» **TASK DATA**:

----

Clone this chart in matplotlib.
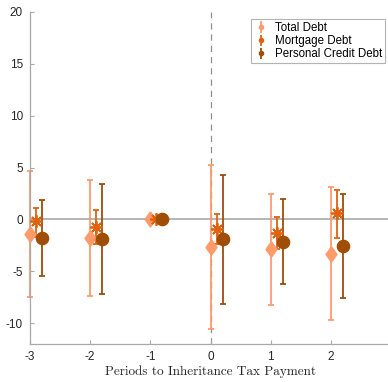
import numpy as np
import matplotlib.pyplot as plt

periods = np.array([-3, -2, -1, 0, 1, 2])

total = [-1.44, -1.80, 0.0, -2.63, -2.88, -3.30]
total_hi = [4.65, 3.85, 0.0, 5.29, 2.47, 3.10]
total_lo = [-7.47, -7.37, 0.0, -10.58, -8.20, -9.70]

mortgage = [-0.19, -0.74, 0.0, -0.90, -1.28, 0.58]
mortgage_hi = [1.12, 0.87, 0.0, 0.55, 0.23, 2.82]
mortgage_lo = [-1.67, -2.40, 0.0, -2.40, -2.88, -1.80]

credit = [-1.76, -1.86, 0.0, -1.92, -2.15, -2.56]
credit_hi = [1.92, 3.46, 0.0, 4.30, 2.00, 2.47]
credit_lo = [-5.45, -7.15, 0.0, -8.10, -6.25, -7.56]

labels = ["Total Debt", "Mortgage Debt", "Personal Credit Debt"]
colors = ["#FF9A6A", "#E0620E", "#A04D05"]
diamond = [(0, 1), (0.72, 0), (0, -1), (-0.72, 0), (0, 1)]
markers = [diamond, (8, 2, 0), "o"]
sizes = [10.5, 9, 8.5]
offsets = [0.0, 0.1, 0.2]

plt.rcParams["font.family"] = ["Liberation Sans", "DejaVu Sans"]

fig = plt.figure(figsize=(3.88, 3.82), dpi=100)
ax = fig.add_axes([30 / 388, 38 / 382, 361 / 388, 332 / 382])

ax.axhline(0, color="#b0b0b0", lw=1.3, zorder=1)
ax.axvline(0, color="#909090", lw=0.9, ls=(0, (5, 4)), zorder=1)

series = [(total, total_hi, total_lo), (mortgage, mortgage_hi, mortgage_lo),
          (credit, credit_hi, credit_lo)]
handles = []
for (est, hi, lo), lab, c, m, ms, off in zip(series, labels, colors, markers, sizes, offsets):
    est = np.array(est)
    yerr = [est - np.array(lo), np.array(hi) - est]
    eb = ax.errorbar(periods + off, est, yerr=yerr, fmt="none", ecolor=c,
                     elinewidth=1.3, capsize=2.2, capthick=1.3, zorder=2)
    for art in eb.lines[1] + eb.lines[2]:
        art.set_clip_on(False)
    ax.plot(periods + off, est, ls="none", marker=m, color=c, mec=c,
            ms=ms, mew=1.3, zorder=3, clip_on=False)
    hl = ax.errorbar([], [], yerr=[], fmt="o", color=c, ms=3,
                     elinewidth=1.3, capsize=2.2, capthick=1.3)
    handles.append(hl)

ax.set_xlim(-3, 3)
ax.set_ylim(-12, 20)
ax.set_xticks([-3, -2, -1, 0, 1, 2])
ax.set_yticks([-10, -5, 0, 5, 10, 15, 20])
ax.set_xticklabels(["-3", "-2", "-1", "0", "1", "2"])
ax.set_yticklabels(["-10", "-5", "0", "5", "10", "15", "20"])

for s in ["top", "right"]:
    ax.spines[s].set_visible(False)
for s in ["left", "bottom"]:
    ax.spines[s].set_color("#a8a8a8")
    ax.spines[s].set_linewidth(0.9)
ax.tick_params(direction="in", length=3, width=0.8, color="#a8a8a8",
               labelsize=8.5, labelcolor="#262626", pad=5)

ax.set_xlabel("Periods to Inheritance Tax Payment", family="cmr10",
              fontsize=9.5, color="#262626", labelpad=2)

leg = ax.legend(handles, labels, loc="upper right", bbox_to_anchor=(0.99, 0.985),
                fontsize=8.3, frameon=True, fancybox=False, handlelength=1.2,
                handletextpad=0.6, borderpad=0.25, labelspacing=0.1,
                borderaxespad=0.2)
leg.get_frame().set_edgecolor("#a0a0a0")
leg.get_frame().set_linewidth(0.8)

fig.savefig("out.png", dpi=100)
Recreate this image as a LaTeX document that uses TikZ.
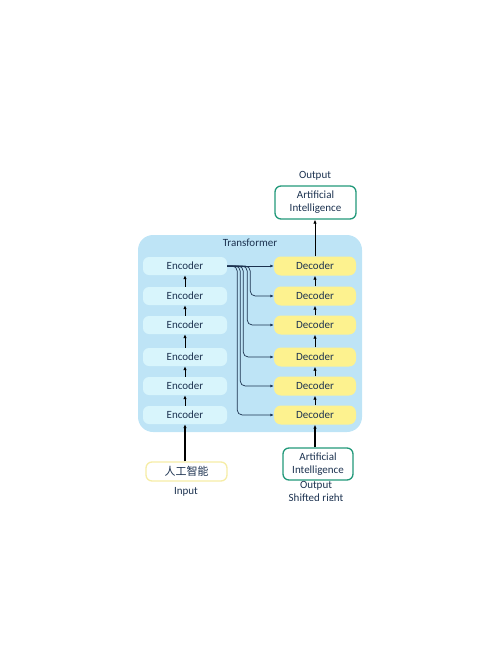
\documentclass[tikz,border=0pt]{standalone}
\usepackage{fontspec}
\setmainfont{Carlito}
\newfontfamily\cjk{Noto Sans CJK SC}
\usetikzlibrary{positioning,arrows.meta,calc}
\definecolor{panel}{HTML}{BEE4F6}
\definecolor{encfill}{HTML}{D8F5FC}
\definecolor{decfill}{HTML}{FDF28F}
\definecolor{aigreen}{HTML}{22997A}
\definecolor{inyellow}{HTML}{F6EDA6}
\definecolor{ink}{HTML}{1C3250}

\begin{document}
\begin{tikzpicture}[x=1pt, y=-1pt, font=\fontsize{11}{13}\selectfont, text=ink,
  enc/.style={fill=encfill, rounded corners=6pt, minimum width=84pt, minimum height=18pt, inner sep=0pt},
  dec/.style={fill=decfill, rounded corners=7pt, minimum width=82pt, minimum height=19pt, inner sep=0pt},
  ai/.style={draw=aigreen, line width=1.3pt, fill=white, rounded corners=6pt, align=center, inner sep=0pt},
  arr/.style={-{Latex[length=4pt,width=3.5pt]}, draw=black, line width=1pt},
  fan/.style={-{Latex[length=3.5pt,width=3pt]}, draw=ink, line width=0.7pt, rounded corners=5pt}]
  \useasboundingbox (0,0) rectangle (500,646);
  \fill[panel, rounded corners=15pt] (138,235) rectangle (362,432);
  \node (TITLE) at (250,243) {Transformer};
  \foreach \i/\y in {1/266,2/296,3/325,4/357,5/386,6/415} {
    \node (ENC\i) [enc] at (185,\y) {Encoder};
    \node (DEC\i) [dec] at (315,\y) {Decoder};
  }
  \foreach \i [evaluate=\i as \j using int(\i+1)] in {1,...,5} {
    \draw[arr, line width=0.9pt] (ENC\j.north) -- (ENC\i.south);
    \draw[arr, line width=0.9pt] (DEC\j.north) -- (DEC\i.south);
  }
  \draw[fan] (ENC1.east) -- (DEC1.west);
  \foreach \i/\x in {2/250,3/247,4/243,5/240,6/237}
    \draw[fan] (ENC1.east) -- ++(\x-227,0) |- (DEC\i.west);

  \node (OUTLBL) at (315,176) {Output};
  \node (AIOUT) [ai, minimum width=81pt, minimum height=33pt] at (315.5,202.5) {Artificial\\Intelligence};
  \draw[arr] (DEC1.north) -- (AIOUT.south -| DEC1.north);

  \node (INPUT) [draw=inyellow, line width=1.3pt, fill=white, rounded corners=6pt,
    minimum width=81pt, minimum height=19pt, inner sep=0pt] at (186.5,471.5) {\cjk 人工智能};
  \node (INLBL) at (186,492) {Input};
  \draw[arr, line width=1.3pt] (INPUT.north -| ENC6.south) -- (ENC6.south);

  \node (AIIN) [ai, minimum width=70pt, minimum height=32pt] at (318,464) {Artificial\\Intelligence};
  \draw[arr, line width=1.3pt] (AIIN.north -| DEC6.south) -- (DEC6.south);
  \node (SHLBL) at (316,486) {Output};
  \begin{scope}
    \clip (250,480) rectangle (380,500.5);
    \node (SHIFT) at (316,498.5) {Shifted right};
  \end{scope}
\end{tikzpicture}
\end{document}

----

» **TASK OBJECTIVE**: Leave out any pictures, please, and quote only the lines from the top of the data through the line that contains "credit_lo = [-5.45, -7.15, 0.0, -8.10, -6.25, -7.56]".

» **CORRECT ANSWER**:
Clone this chart in matplotlib.
import numpy as np
import matplotlib.pyplot as plt

periods = np.array([-3, -2, -1, 0, 1, 2])

total = [-1.44, -1.80, 0.0, -2.63, -2.88, -3.30]
total_hi = [4.65, 3.85, 0.0, 5.29, 2.47, 3.10]
total_lo = [-7.47, -7.37, 0.0, -10.58, -8.20, -9.70]

mortgage = [-0.19, -0.74, 0.0, -0.90, -1.28, 0.58]
mortgage_hi = [1.12, 0.87, 0.0, 0.55, 0.23, 2.82]
mortgage_lo = [-1.67, -2.40, 0.0, -2.40, -2.88, -1.80]

credit = [-1.76, -1.86, 0.0, -1.92, -2.15, -2.56]
credit_hi = [1.92, 3.46, 0.0, 4.30, 2.00, 2.47]
credit_lo = [-5.45, -7.15, 0.0, -8.10, -6.25, -7.56]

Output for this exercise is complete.